As a member of the Automated Vehicle Safety Consortium (AVSC), Toyota, along with other leading manufacturers, has a responsibility to develop and test new safety standards. The AVSC combines SAE Industry Technologies Consortia (SAE ITC) and aims to deliver industry-wide standards for automated driving systems.
The consortium helps develop safe, reliable, high-quality vehicles so that governments and the general public can learn to trust the technology. As such, the consortium has released a best-practise training and oversight guide that outlines how human drivers will remain responsible for safety during tests on SAE Level 4 and 5 research vehicles.
The best-practise guide looks closely at the training and qualifications human drivers need to test automated driving systems (ADS), and provides information on driver selection, basic training, ADS training, driving on public roads, and periodic re-evaluation of the driver’s skills.

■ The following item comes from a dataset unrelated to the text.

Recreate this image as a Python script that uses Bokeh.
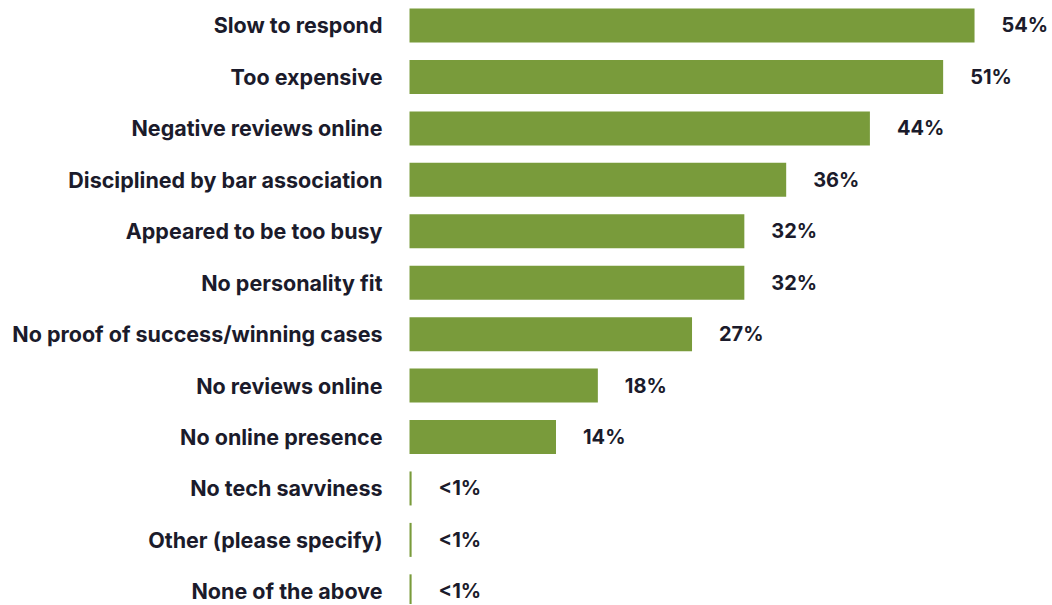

Drivers will be chosen based on their experience, as well as a driving evaluation, psychological aptitude, and they will also undergo criminal background checks. Drivers selected for the program will build their skills gradually in controlled and interactive environments. Study topics will include experience with new ADS sensor technologies, system behavior, trust, communication, and familiarity with the human/machine interface.
Drivers will begin training on closed courses before progressing to public roads under supervision. The focus will be on introducing a safety-first culture through continuous improvement.
“Establishing an agreed-upon set of written principles for driver safety training is an important step to help guide the development and testing of SAE Level 4 and 5 vehicles,” said Dr Edward Straub, executive director of the AVSC.
“Through collaboration among the leaders in mobility, the AVSC is able to accelerate the creation and adoption of best practises that help support safe development and deployment of automated vehicles.”